(What is needed)
Quote the whole listing word for word. Do not include the pictures.

***** The data

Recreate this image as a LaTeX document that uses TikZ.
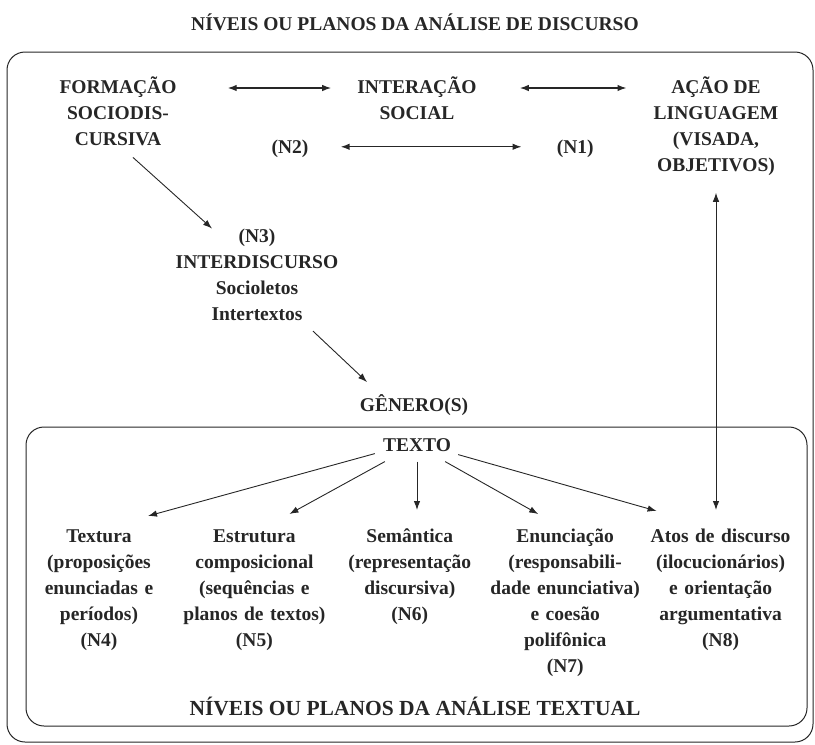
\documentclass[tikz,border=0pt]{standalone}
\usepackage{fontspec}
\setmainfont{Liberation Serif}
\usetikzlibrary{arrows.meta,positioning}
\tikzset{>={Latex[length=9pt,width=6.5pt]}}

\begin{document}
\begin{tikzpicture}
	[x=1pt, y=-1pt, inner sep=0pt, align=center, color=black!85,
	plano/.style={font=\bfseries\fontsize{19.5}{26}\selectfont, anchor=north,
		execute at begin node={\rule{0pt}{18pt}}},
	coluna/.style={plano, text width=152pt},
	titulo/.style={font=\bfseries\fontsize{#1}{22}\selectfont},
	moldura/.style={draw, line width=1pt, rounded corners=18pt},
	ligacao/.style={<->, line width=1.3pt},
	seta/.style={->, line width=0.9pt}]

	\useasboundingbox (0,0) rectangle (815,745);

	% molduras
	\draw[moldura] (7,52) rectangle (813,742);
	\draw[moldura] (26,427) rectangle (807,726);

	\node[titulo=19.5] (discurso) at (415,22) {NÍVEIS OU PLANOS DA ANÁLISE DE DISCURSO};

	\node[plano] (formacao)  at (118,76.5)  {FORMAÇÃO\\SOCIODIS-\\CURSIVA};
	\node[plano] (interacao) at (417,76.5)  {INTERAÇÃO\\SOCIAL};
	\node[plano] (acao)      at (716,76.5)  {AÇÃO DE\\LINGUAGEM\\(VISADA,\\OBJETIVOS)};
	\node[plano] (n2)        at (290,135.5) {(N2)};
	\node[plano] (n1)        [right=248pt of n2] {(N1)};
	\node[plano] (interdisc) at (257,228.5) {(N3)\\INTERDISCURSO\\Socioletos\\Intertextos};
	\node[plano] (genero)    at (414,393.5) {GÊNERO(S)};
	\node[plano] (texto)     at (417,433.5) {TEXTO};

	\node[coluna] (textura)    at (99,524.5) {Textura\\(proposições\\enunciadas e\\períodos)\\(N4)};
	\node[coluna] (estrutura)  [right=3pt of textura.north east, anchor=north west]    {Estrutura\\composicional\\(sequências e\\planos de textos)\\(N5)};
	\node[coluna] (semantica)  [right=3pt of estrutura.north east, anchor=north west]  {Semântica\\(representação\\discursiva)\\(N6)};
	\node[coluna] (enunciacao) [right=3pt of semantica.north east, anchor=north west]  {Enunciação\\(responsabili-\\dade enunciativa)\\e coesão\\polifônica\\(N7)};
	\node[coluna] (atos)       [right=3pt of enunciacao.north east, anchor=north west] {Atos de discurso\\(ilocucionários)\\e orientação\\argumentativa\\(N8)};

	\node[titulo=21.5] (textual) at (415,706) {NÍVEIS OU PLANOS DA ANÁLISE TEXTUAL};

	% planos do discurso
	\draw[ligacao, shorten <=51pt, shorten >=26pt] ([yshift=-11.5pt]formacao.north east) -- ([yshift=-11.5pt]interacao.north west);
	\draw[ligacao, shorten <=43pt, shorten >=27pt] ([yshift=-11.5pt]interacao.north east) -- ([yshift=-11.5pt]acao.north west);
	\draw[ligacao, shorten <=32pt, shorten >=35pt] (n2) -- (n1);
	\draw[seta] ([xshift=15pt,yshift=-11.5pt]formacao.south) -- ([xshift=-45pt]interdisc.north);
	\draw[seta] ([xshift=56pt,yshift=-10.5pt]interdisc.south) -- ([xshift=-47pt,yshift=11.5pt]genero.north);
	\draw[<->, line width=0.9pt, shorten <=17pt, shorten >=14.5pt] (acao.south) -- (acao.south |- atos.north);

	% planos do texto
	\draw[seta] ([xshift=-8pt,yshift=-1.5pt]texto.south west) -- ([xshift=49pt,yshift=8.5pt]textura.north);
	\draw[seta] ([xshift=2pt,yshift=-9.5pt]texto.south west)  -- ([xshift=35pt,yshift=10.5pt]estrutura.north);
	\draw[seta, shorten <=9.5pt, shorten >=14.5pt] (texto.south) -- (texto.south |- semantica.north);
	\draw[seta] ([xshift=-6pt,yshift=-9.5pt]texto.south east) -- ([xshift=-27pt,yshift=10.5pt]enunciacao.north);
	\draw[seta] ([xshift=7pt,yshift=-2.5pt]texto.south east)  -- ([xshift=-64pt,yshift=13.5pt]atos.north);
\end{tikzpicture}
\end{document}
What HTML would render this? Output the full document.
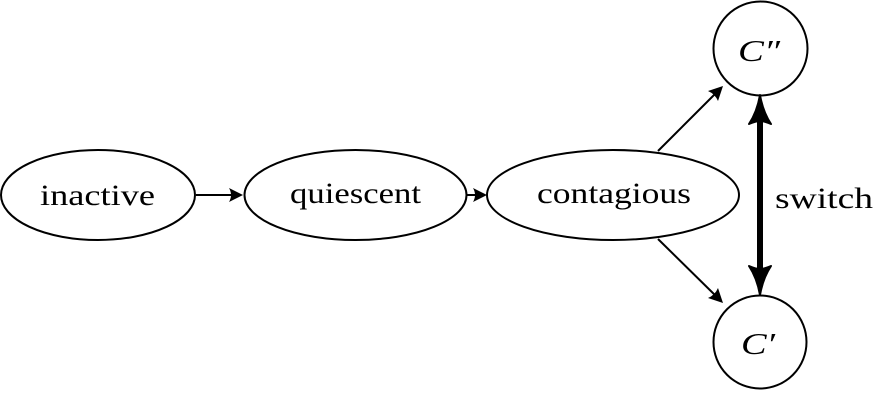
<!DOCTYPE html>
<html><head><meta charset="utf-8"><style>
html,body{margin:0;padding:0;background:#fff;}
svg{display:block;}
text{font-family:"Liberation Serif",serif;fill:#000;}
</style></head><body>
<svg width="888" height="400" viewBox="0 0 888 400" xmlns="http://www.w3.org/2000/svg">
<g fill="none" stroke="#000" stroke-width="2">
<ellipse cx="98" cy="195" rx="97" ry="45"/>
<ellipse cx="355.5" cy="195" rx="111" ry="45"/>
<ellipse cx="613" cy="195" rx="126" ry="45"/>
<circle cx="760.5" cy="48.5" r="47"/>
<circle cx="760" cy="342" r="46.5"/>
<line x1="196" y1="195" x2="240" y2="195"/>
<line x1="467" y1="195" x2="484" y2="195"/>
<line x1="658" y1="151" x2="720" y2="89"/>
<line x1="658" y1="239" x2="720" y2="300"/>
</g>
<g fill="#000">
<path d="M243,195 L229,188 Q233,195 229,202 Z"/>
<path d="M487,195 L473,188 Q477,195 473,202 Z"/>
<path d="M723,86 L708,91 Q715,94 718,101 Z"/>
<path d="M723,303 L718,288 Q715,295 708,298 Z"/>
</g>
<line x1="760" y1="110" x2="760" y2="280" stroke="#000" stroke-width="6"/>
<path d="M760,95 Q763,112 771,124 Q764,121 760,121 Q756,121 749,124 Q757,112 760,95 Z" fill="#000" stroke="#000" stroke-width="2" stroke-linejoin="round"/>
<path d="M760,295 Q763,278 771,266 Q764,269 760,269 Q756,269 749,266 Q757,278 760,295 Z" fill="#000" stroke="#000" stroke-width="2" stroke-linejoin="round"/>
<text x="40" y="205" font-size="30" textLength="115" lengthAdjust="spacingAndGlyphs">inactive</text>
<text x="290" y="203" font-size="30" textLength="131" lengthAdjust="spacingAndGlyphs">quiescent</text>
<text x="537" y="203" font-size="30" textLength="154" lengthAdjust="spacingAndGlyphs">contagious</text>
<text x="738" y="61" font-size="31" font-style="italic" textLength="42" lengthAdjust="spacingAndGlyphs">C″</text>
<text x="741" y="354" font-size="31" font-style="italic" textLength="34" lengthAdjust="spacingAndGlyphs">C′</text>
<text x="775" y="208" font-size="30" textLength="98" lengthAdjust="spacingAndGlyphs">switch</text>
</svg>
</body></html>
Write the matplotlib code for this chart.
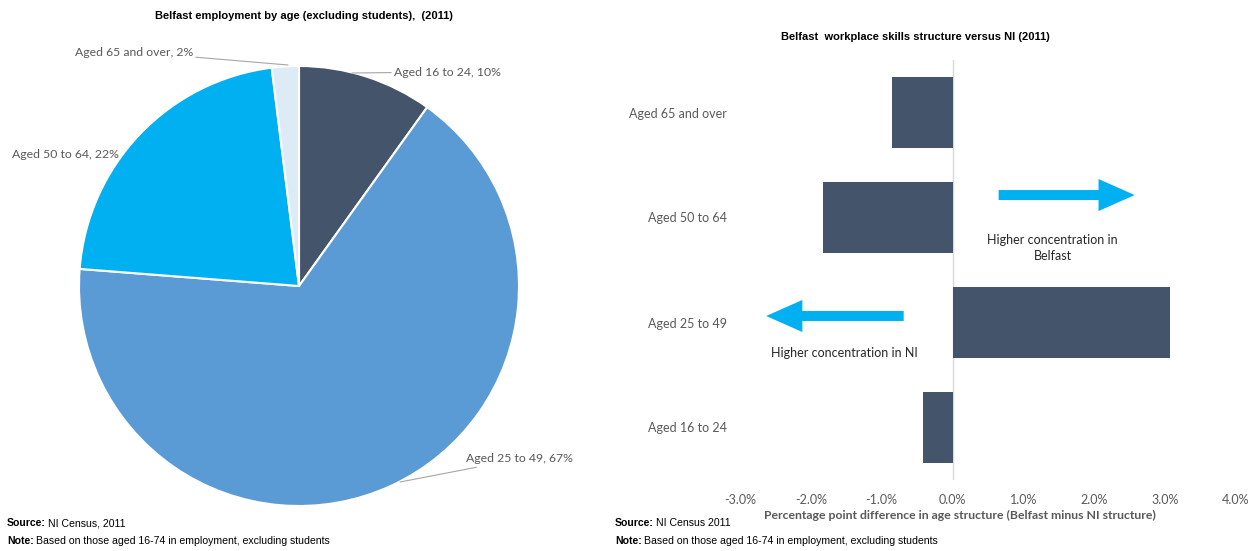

**********

(Solved problem)
Recreate this image as a LaTeX document that uses TikZ.
\documentclass[tikz,border=0pt]{standalone}
\usepackage{fontspec}
\setmainfont{Liberation Serif}
\usetikzlibrary{arrows.meta,positioning}
\tikzset{>={Latex[length=9pt,width=6.5pt]}}

\begin{document}
\begin{tikzpicture}
	[x=1pt, y=-1pt, inner sep=0pt, align=center, color=black!85,
	plano/.style={font=\bfseries\fontsize{19.5}{26}\selectfont, anchor=north,
		execute at begin node={\rule{0pt}{18pt}}},
	coluna/.style={plano, text width=152pt},
	titulo/.style={font=\bfseries\fontsize{#1}{22}\selectfont},
	moldura/.style={draw, line width=1pt, rounded corners=18pt},
	ligacao/.style={<->, line width=1.3pt},
	seta/.style={->, line width=0.9pt}]

	\useasboundingbox (0,0) rectangle (815,745);

	% molduras
	\draw[moldura] (7,52) rectangle (813,742);
	\draw[moldura] (26,427) rectangle (807,726);

	\node[titulo=19.5] (discurso) at (415,22) {NÍVEIS OU PLANOS DA ANÁLISE DE DISCURSO};

	\node[plano] (formacao)  at (118,76.5)  {FORMAÇÃO\\SOCIODIS-\\CURSIVA};
	\node[plano] (interacao) at (417,76.5)  {INTERAÇÃO\\SOCIAL};
	\node[plano] (acao)      at (716,76.5)  {AÇÃO DE\\LINGUAGEM\\(VISADA,\\OBJETIVOS)};
	\node[plano] (n2)        at (290,135.5) {(N2)};
	\node[plano] (n1)        [right=248pt of n2] {(N1)};
	\node[plano] (interdisc) at (257,228.5) {(N3)\\INTERDISCURSO\\Socioletos\\Intertextos};
	\node[plano] (genero)    at (414,393.5) {GÊNERO(S)};
	\node[plano] (texto)     at (417,433.5) {TEXTO};

	\node[coluna] (textura)    at (99,524.5) {Textura\\(proposições\\enunciadas e\\períodos)\\(N4)};
	\node[coluna] (estrutura)  [right=3pt of textura.north east, anchor=north west]    {Estrutura\\composicional\\(sequências e\\planos de textos)\\(N5)};
	\node[coluna] (semantica)  [right=3pt of estrutura.north east, anchor=north west]  {Semântica\\(representação\\discursiva)\\(N6)};
	\node[coluna] (enunciacao) [right=3pt of semantica.north east, anchor=north west]  {Enunciação\\(responsabili-\\dade enunciativa)\\e coesão\\polifônica\\(N7)};
	\node[coluna] (atos)       [right=3pt of enunciacao.north east, anchor=north west] {Atos de discurso\\(ilocucionários)\\e orientação\\argumentativa\\(N8)};

	\node[titulo=21.5] (textual) at (415,706) {NÍVEIS OU PLANOS DA ANÁLISE TEXTUAL};

	% planos do discurso
	\draw[ligacao, shorten <=51pt, shorten >=26pt] ([yshift=-11.5pt]formacao.north east) -- ([yshift=-11.5pt]interacao.north west);
	\draw[ligacao, shorten <=43pt, shorten >=27pt] ([yshift=-11.5pt]interacao.north east) -- ([yshift=-11.5pt]acao.north west);
	\draw[ligacao, shorten <=32pt, shorten >=35pt] (n2) -- (n1);
	\draw[seta] ([xshift=15pt,yshift=-11.5pt]formacao.south) -- ([xshift=-45pt]interdisc.north);
	\draw[seta] ([xshift=56pt,yshift=-10.5pt]interdisc.south) -- ([xshift=-47pt,yshift=11.5pt]genero.north);
	\draw[<->, line width=0.9pt, shorten <=17pt, shorten >=14.5pt] (acao.south) -- (acao.south |- atos.north);

	% planos do texto
	\draw[seta] ([xshift=-8pt,yshift=-1.5pt]texto.south west) -- ([xshift=49pt,yshift=8.5pt]textura.north);
	\draw[seta] ([xshift=2pt,yshift=-9.5pt]texto.south west)  -- ([xshift=35pt,yshift=10.5pt]estrutura.north);
	\draw[seta, shorten <=9.5pt, shorten >=14.5pt] (texto.south) -- (texto.south |- semantica.north);
	\draw[seta] ([xshift=-6pt,yshift=-9.5pt]texto.south east) -- ([xshift=-27pt,yshift=10.5pt]enunciacao.north);
	\draw[seta] ([xshift=7pt,yshift=-2.5pt]texto.south east)  -- ([xshift=-64pt,yshift=13.5pt]atos.north);
\end{tikzpicture}
\end{document}
What HTML would render this? Output the full document.
<!DOCTYPE html>
<html><head><meta charset="utf-8"><style>
html,body{margin:0;padding:0;background:#fff;}
svg{display:block;}
text{font-family:"Liberation Serif",serif;fill:#000;}
</style></head><body>
<svg width="888" height="400" viewBox="0 0 888 400" xmlns="http://www.w3.org/2000/svg">
<g fill="none" stroke="#000" stroke-width="2">
<ellipse cx="98" cy="195" rx="97" ry="45"/>
<ellipse cx="355.5" cy="195" rx="111" ry="45"/>
<ellipse cx="613" cy="195" rx="126" ry="45"/>
<circle cx="760.5" cy="48.5" r="47"/>
<circle cx="760" cy="342" r="46.5"/>
<line x1="196" y1="195" x2="240" y2="195"/>
<line x1="467" y1="195" x2="484" y2="195"/>
<line x1="658" y1="151" x2="720" y2="89"/>
<line x1="658" y1="239" x2="720" y2="300"/>
</g>
<g fill="#000">
<path d="M243,195 L229,188 Q233,195 229,202 Z"/>
<path d="M487,195 L473,188 Q477,195 473,202 Z"/>
<path d="M723,86 L708,91 Q715,94 718,101 Z"/>
<path d="M723,303 L718,288 Q715,295 708,298 Z"/>
</g>
<line x1="760" y1="110" x2="760" y2="280" stroke="#000" stroke-width="6"/>
<path d="M760,95 Q763,112 771,124 Q764,121 760,121 Q756,121 749,124 Q757,112 760,95 Z" fill="#000" stroke="#000" stroke-width="2" stroke-linejoin="round"/>
<path d="M760,295 Q763,278 771,266 Q764,269 760,269 Q756,269 749,266 Q757,278 760,295 Z" fill="#000" stroke="#000" stroke-width="2" stroke-linejoin="round"/>
<text x="40" y="205" font-size="30" textLength="115" lengthAdjust="spacingAndGlyphs">inactive</text>
<text x="290" y="203" font-size="30" textLength="131" lengthAdjust="spacingAndGlyphs">quiescent</text>
<text x="537" y="203" font-size="30" textLength="154" lengthAdjust="spacingAndGlyphs">contagious</text>
<text x="738" y="61" font-size="31" font-style="italic" textLength="42" lengthAdjust="spacingAndGlyphs">C″</text>
<text x="741" y="354" font-size="31" font-style="italic" textLength="34" lengthAdjust="spacingAndGlyphs">C′</text>
<text x="775" y="208" font-size="30" textLength="98" lengthAdjust="spacingAndGlyphs">switch</text>
</svg>
</body></html>
Write the matplotlib code for this chart.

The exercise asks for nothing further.